# Inelastic collision of trolleys

##### Class practical

Collisions when objects 'stick together'.

#### Apparatus and materials

Per student pair

Dynamics trolleys, 2

Runway, friction-compensated

Ticker-tape vibrator

Cork

Needle or large pin

#### Health & Safety and Technical notes

The runways are heavy and long. They need to be handled with care to avoid damage to students or nearby equipment. Runways are best lifted into position by 2 people. Place a barrier to ensure the trolleys do not roll off the end of the bench.

The method by which the cork and pins are attached to the trolley will depend on the particular make used. With most, it is easy to wedge a pin so that it sticks out from the trolley. It may be easier to fix a pin on both trolleys and stick a cork on one of them rather than to fix the cork directly on the trolley.

Another way to get the trolleys to stick together after collision is to fix a block of Plasticine onto one trolley with strong insulating tape at the edges. For the other trolley, another piece of Plasticine can be used or a series of drawing pins can be poked through a strip of insulating tape, before that too is attached to the trolley.

Yet another method is to attach double sided adhesive pads to the trolleys.

#### Procedure

a Fix a needle on the front of the moving trolley and a cork on the back of the second trolley, so that the trolleys stick together on collision. They will then move on as one unit after collision.

b Use a single ticker-tape attached to the back of the first trolley and pulled through a ticker-tape vibrator, to record the motion before and after collision.

c Make a moving trolley collide with an identical trolley at rest.

d Make a moving trolley collide with a trolley double the mass (one trolley stacked on top of another).
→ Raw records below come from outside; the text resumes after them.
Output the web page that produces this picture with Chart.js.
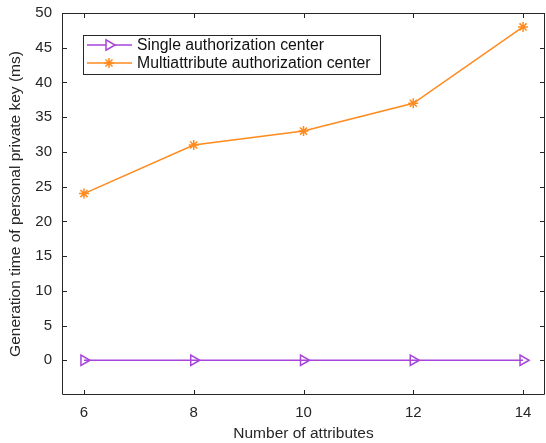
<!DOCTYPE html>
<html>
<head>
<meta charset="utf-8">
<script src="https://cdn.jsdelivr.net/npm/chart.js@4"></script>
<style>
  html, body { margin: 0; padding: 0; background: #fff; }
  #wrap { width: 546px; height: 443px; }
</style>
</head>
<body>
<div id="wrap"><canvas id="chart"></canvas></div>
<script>
const attributes = [6, 8, 10, 12, 14];
const singleCenter = [0, 0, 0, 0, 0];
const multiCenter = [24, 31, 33, 37, 48];
const xTicks = [6, 8, 10, 12, 14];
const yTicks = [0, 5, 10, 15, 20, 25, 30, 35, 40, 45, 50];

const purple = '#A845DA';
const orange = '#FF8A1E';
const family = 'Liberation Sans, Arial, Helvetica, sans-serif';
const tickFont = { family: family, size: 15 };
const titleFont = { family: family, size: 15.5 };
const legendSize = 15.8;

// box around the plot area + inward tick marks, MATLAB style
const boxPlugin = {
    id: 'box',
    afterDraw(chart) {
        const ctx = chart.ctx;
        const a = chart.chartArea;
        const x = chart.scales.x, y = chart.scales.y;
        ctx.save();
        ctx.strokeStyle = '#262626';
        ctx.lineWidth = 1;
        ctx.beginPath();
        ctx.rect(a.left + 0.5, a.top + 0.5, a.right - a.left - 1, a.bottom - a.top - 1);
        xTicks.forEach(v => {
            const px = Math.round(x.getPixelForValue(v)) + 0.5;
            ctx.moveTo(px, a.bottom); ctx.lineTo(px, a.bottom - 5);
            ctx.moveTo(px, a.top); ctx.lineTo(px, a.top + 5);
        });
        yTicks.forEach(v => {
            const py = Math.round(y.getPixelForValue(v)) + 0.5;
            ctx.moveTo(a.left, py); ctx.lineTo(a.left + 5, py);
            ctx.moveTo(a.right, py); ctx.lineTo(a.right - 5, py);
        });
        ctx.stroke();
        ctx.restore();
    }
};

// legend with line + marker samples
const legendPlugin = {
    id: 'lineLegend',
    afterDraw(chart) {
        const ctx = chart.ctx;
        const left = 83, top = 35, w = 297, h = 39;
        ctx.save();
        ctx.fillStyle = '#fff';
        ctx.fillRect(left, top, w, h);
        ctx.strokeStyle = '#262626';
        ctx.lineWidth = 1;
        ctx.strokeRect(left + 0.5, top + 0.5, w, h);
        chart.data.datasets.forEach((ds, i) => {
            const cy = 45 + i * 18;
            ctx.strokeStyle = ds.borderColor;
            ctx.lineWidth = ds.borderWidth;
            ctx.beginPath();
            ctx.moveTo(87, cy); ctx.lineTo(132, cy);
            ctx.stroke();
            Chart.helpers.drawPoint(ctx, {
                pointStyle: ds.pointStyle,
                rotation: ds.pointRotation || 0,
                radius: ds.pointRadius,
                borderWidth: ds.pointBorderWidth
            }, 109, cy);
            ctx.fillStyle = '#111';
            ctx.font = legendSize + 'px ' + family;
            ctx.textBaseline = 'middle';
            ctx.fillText(ds.label, 137, cy + 1);
        });
        ctx.restore();
    }
};

new Chart(document.getElementById('chart'), {
    type: 'line',
    data: {
        datasets: [{
            label: 'Single authorization center',
            data: attributes.map((a, i) => ({ x: a, y: singleCenter[i] })),
            borderColor: purple,
            backgroundColor: 'rgba(0,0,0,0)',
            borderWidth: 1.5,
            pointStyle: 'triangle',
            pointRotation: 90,
            pointRadius: 6,
            pointBorderWidth: 1.5,
            pointBorderColor: purple,
            pointBackgroundColor: 'rgba(0,0,0,0)'
        }, {
            label: 'Multiattribute authorization center',
            data: attributes.map((a, i) => ({ x: a, y: multiCenter[i] })),
            borderColor: orange,
            backgroundColor: 'rgba(0,0,0,0)',
            borderWidth: 1.5,
            pointStyle: 'star',
            pointRadius: 5,
            pointBorderWidth: 1.5,
            pointBorderColor: orange,
            pointBackgroundColor: orange
        }]
    },
    options: {
        responsive: true,
        maintainAspectRatio: false,
        animation: false,
        layout: { autoPadding: false, padding: { top: 13, right: 1, left: 0, bottom: 0 } },
        plugins: {
            legend: { display: false },
            tooltip: { enabled: false }
        },
        scales: {
            x: {
                type: 'linear',
                min: 5.6,
                max: 14.4,
                afterBuildTicks: s => { s.ticks = xTicks.map(v => ({ value: v })); },
                afterFit: s => { s.height = 48; s.paddingLeft = 0; s.paddingRight = 0; },
                grid: { display: false, drawTicks: false },
                border: { display: false },
                ticks: { color: '#262626', font: tickFont, padding: 9, maxRotation: 0 },
                title: {
                    display: true,
                    text: 'Number of attributes',
                    color: '#262626',
                    font: titleFont,
                    padding: { top: 1, bottom: 0 }
                }
            },
            y: {
                min: -5,
                max: 50,
                afterBuildTicks: s => { s.ticks = yTicks.map(v => ({ value: v })); },
                afterFit: s => { s.width = 62; s.paddingTop = 0; s.paddingBottom = 0; },
                grid: { display: false, drawTicks: false },
                border: { display: false },
                ticks: { color: '#262626', font: tickFont, padding: 10 },
                title: {
                    display: true,
                    text: 'Generation time of personal private key (ms)',
                    color: '#262626',
                    font: titleFont,
                    padding: { top: 6, bottom: 0 }
                }
            }
        }
    },
    plugins: [boxPlugin, legendPlugin]
});
</script>
</body>
</html>
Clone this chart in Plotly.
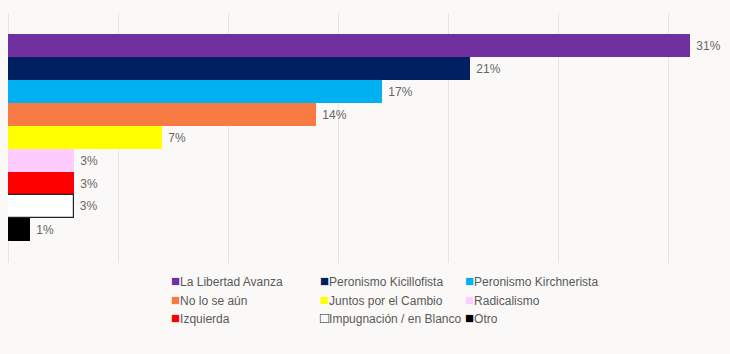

e Analyze the tapes to see if momentum is conserved.

#### Teaching notes

1 In these experiments the colliding bodies have constant speeds before collision and constant speeds (of different size) after collision. Make it clear beforehand that the students are to measure speeds, not accelerations, before and after impact. They then calculate momentum. A lot of kinetic energy will be lost in this inelastic collision, up to 50%, but hopefully it will demonstrate that momentum is conserved.

2 You could say:

'Elastic' has a special meaning in science. A spring is termed 'elastic' if, when stretched and released the spring goes back in exactly the same way and to exactly the same length as it was originally. It shows no sign of fatigue or of permanent stretch. Springs of good, hardened steel are elastic over a large range of stretches. Rubber cords are not perfectly elastic. They show a little fatigue and after-effects so it is unfortunate that we call them 'elastic'.

In a collision, the objects approach each other, losing kinetic energy, come to rest momentarily then move apart. If they end up with the same total kinetic energy as they started with, then we say that the collision has been 'perfectly elastic'.

3 The collision is inelastic if the total kinetic energy is much less after collision than before. Some of the original energy has been transferred elsewhere; often to warm up the colliders. If two lumps of sticky clay are thrown at each other so that they stick together then the collision is completely inelastic. If the two masses were equal and the velocities were equal, the combined lump would be at rest. All the kinetic energy will have been transferred, probably to thermal energy. However, momentum is a vector quantity (energy is not) and the two equal and opposite lots of momentum before the collision add up to zero before and after the collision. Conservation of momentum always holds.